Large private companies are looking at sprucing up their mining output so as to accrue more raw material. Last month, JSW Steel announced that it has started iron ore mining at Tunga and Nandi mines in Karnataka and plans to produce 0.71mtpa this fiscal. The company expects statutory clearances for the remaining three mines in this fiscal for taking the overall iron ore production to 4.66mtpa. The mines, which are 35km away from its plant, were acquired through an auction in 2017. When fully operational, these mines would fulfil about 20% of the iron ore requirement in Karnataka. The company plans to undertake various cost reduction projects and increase production capacity by one million tonnes per annum (mtpa) to 13mtpa at its Vijayanagar plant in Karnataka with a cumulative investment of ₹7,500 crore in next two years.
It is already in the process of ramping up capacity of blast furnace-3 at Vijayanagar to improve hot metal supply. Subsequently, it plans to enhance capacity of the steel melting shop and allied facilities to use the additional hot metal. The company will also set up a 1.5mtpa coke oven plant at Vijayanagar to bridge the shortfall in coke availability. Vinod Nowal, deputy MD, JSW Steel, said the new capacity creation supports the company’s growth plans and improve operational efficiency.
South West Mining, owned by JSW group chairman and MD Sajjan Jindal, has won an iron ore mine in Jharkhand, auctioned last month. Situated in the state’s Bhangaon region, the mine has reserves of 40 million tonnes. “The annual production of the mine will be 2 million tonnes. It will take at least a year for the approvals to come in and production to start,” said Seshagiri Rao, joint MD and group CFO, JSW Steel. The steelmaker though won’t source iron ore from the acquired mine as the cost of transporting the resource from Jharkhand to the steel facility in Karnataka, would be high. JSW Steel has five mines on lease in Karnataka. The five mines collectively will have a capacity of nearly 5 million tonnes of iron ore a year.
As on June 18, the government has auctioned 41 mineral blocks valued at Rs 1.86 lakh crore. The resources promise Rs 1.48 lakh crore in revenue for the host states. The state governments will also get Rs 33,100 crore as royalty and contributions by lessees to District Mineral Funds (DMF) and National Mineral Exploration Trust.
Other resources that are at the top of the government’s mind is lithium and cobalt. Recently, the government has directed three state-owned mineral companies to team up for a new venture tasked with scouting and acquiring strategic mineral assets abroad. The joint venture partners are Nalco, Hindustan Copper and Mineral Exploration Corp. Ltd (MECL). This proposed joint venture is likely to be formalised along the lines of ONGC Videsh, which buys oil and gas assets abroad. The proposal is reportedly with the Niti Aayog, which will conduct due diligence before it can be formalised.

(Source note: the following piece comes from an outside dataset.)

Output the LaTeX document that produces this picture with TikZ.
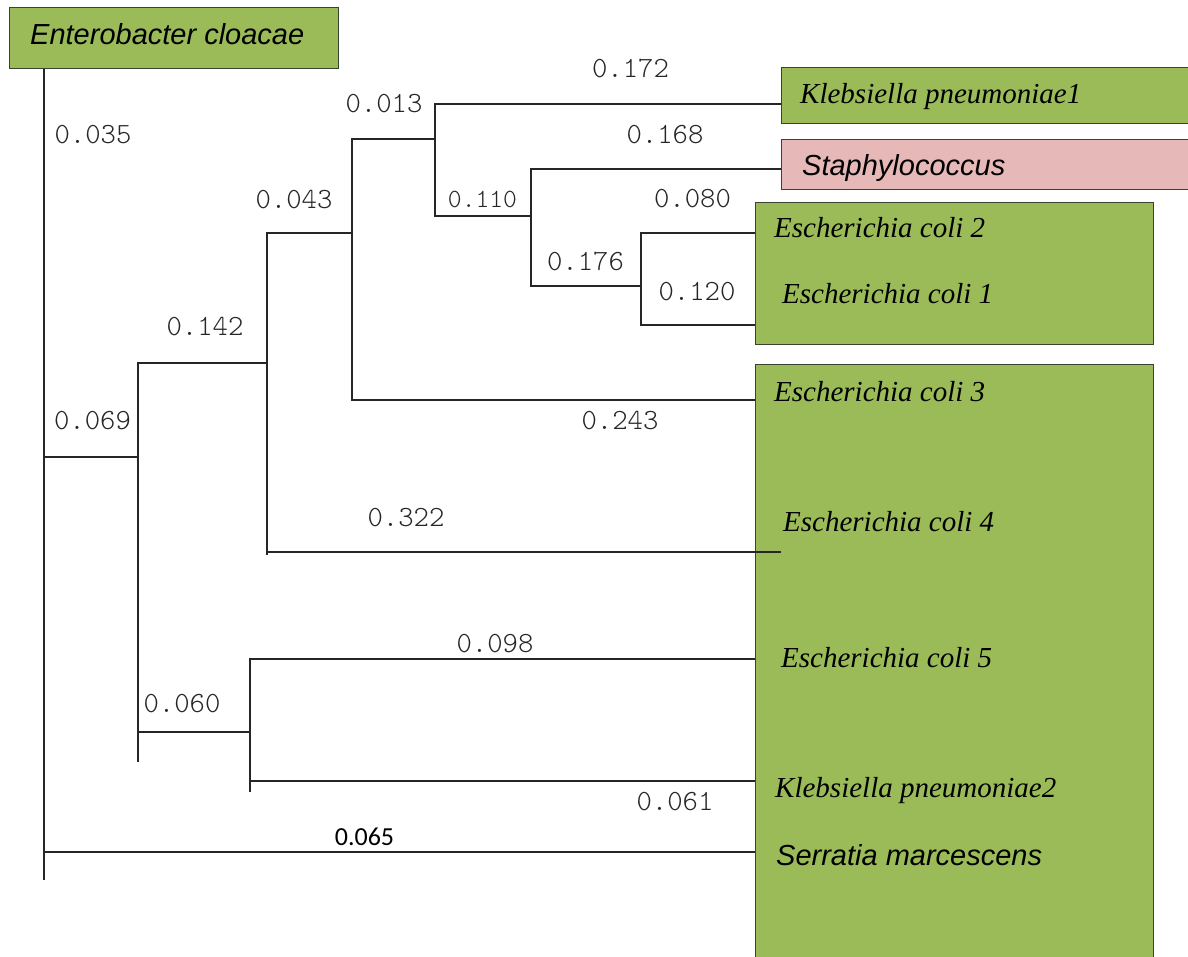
\documentclass[tikz,border=0pt]{standalone}
\usepackage{fontspec}
\setmainfont{Liberation Serif}
\setsansfont{Liberation Sans}
\newfontfamily\calfont{Carlito}

\definecolor{leafgreen}{HTML}{9BBB59}
\definecolor{leafpink}{HTML}{E6B9B8}
\definecolor{boxline}{HTML}{3A4330}

\tikzset{
	taxon/.style={draw=boxline, line width=1.4pt, anchor=north west, inner sep=0pt},
	branch/.style={line width=1.2pt, black!85},
	blen/.style={inner sep=0pt, text=black!85, font=\ttfamily\fontseries{l}\fontsize{29.3}{32}\selectfont},
	sp/.style={anchor=base west, inner sep=0pt, font=\rmfamily\itshape\fontsize{29}{32}\selectfont},
	spsans/.style={anchor=base west, inner sep=0pt, font=\sffamily\itshape\fontsize{29}{32}\selectfont},
}

\begin{document}
\begin{tikzpicture}[x=1pt,y=-1pt]
	\useasboundingbox (0,0) rectangle (1188,957);

	\node[taxon, fill=leafgreen, minimum width=329, minimum height=61] (encl) at (9,7) {};
	\node[taxon, fill=leafgreen, minimum width=420, minimum height=56] (kp1box) at (781,67) {};
	\node[taxon, fill=leafpink, minimum width=420, minimum height=50] (stbox) at (781,139) {};
	\node[taxon, fill=leafgreen, minimum width=398, minimum height=142] (ecbox) at (755,202) {};
	\node[taxon, fill=leafgreen, minimum width=398, minimum height=610] (bigbox) at (755,364) {};

	\node[spsans] (t_encl) at (30,45) {Enterobacter cloacae};
	\node[sp] (t_kp1) at (800,104) {Klebsiella pneumoniae1};
	\node[spsans] (t_st) at (802,176) {Staphylococcus};
	\node[sp] (t_ec2) at (774,238) {Escherichia coli 2};
	\node[sp] (t_ec1) at (782,304) {Escherichia coli 1};
	\node[sp] (t_ec3) at (774,401) {Escherichia coli 3};
	\node[sp] (t_ec4) at (783,531) {Escherichia coli 4};
	\node[sp] (t_ec5) at (781,667) {Escherichia coli 5};
	\node[sp] (t_kp2) at (775,797) {Klebsiella pneumoniae2};
	\node[spsans] (t_sm) at (776,865) {Serratia marcescens};

	\coordinate (root) at (44,880);
	\coordinate (n1) at (138,457);
	\coordinate (n1s) at (138,762);
	\coordinate (n2) at (267,363);
	\coordinate (n2s) at (267,555);
	\coordinate (n3) at (352,233);
	\coordinate (n4) at (435,139);
	\coordinate (n5) at (531,216);
	\coordinate (n6) at (641,286);
	\coordinate (n7) at (250,732);
	\coordinate (n7s) at (250,792);

	\coordinate (kp1) at (781,104);
	\coordinate (st) at (781,169);
	\coordinate (ec2) at (755,233);
	\coordinate (ec1) at (755,325);
	\coordinate (ec3) at (755,400);
	\coordinate (ec4) at (781,552);
	\coordinate (ec5) at (755,659);
	\coordinate (kp2) at (755,781);
	\coordinate (sm) at (755,852);

	\draw[branch] (encl.south -| root) -- (root) (root |- n1) -- (n1) (root |- sm) -- (sm);
	\draw[branch] (n2) -| (n1s) (n7) -- (n1 |- n7);
	\draw[branch] (n3) -| (n2s) (n2 |- ec4) -- (ec4);
	\draw[branch] (n4) -| (n3 |- ec3) -- (ec3);
	\draw[branch] (kp1) -| (n4 |- n5) -- (n5);
	\draw[branch] (st) -| (n5 |- n6) -- (n6);
	\draw[branch] (ec2) -| (n6 |- ec1) -- (ec1);
	\draw[branch] (ec5) -| (n7s) (n7 |- kp2) -- (kp2);

	\node[blen] (l035) at (93,134.5) {0.035};
	\node[blen] (l069) at (92.5,421) {0.069};
	\node[blen] (l142) at (205,327) {0.142};
	\node[blen] (l043) at (294,199.5) {0.043};
	\node[blen] (l013) at (384,104) {0.013};
	\node[blen] (l172) at (630.5,68.5) {0.172};
	\node[blen] (l168) at (665,134.5) {0.168};
	\node[blen, font=\ttfamily\fontseries{l}\fontsize{26.3}{29}\selectfont] (l110) at (482.5,199) {0.110};
	\node[blen] (l080) at (692.5,198.5) {0.080};
	\node[blen] (l176) at (585.5,261.5) {0.176};
	\node[blen] (l120) at (697,291.5) {0.120};
	\node[blen] (l243) at (620,421) {0.243};
	\node[blen] (l322) at (406,517.5) {0.322};
	\node[blen] (l098) at (495,644) {0.098};
	\node[blen] (l060) at (182,704) {0.060};
	\node[blen] (l061) at (675,802) {0.061};
	\node[inner sep=0pt, font=\calfont\fontsize{26}{28}\selectfont] (l065) at (364.5,837) {0.065};
\end{tikzpicture}
\end{document}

If the venture takes off, it will help the country build a strategic reserve of key minerals. For instance, India has no known sources of lithium and cobalt, two critical elements that go into batteries that not only power consumer electronics like mobile phones, laptops et al but also electric vehicles (EVs), the future of transport.
According to a Mckinsey report released last month, “the growing adoption of EVs and the need for EV batteries with higher energy densities will see the demand for lithium increase more than threefold between 2017 and 2025” while cobalt “will increase by 60% over the same period”. The forecast assumes that lithium-ion-battery technologies will be the prevalent battery technology for the foreseeable future. Incidentally, India is one of the largest importers of these batteries, importing nearly $150 million worth of them in 2017. Access to these two commodities is hence vital for India’s EV ambitions.